BWSC officials have also been evasive and they too suffer bouts of forgetfulness when asked about how they won this contract. Even Bent Iversen, contacted recently by a Danish journalist to explain his behaviour in Malta in 2005 regarding the Delimara Power Station extension, remained silent.
When the tendering process started in October 2007, BWSC did not even qualify for the bid. Government policy and existing environmental law excluded its diesel plant operating on heavy fuel oil. By the end of November government abandoned its policy of buying gas fired plants, changed the environmental law and in the beginning of January 2008 Enemalta changed the tender specifications enabling the BWSC’s plant to qualify and eventually secure the contract.
Lahmeyer International, also represented by Mizzi in Malta and appointed by Enemalta as an “independent” technical consultant even though it had built three power stations with BWSC, approved BWSC’s emission abatement equipment.
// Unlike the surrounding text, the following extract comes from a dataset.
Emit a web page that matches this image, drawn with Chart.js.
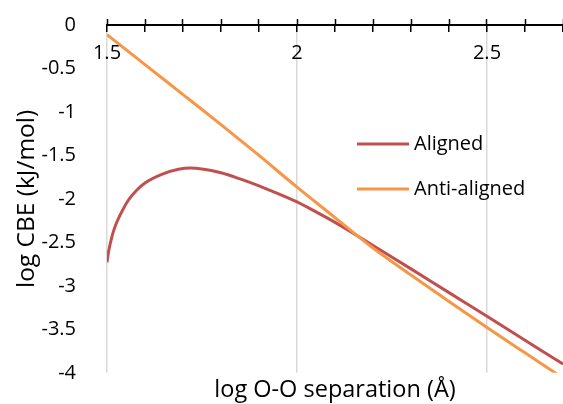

Without such an approval BWSC’s bid would have been disqualified.
Mizzi also approached Zaren Vassallo, who funds the PN, for the construction works at Delimara when at the same time Enemalta’s chairman was Alex Tranter who worked for Vassallo. Mizzi had not been bluffing after all in 2005 when he told BWSC that his network of contacts in Malta would deliver them the Delimara Power Station extension contract.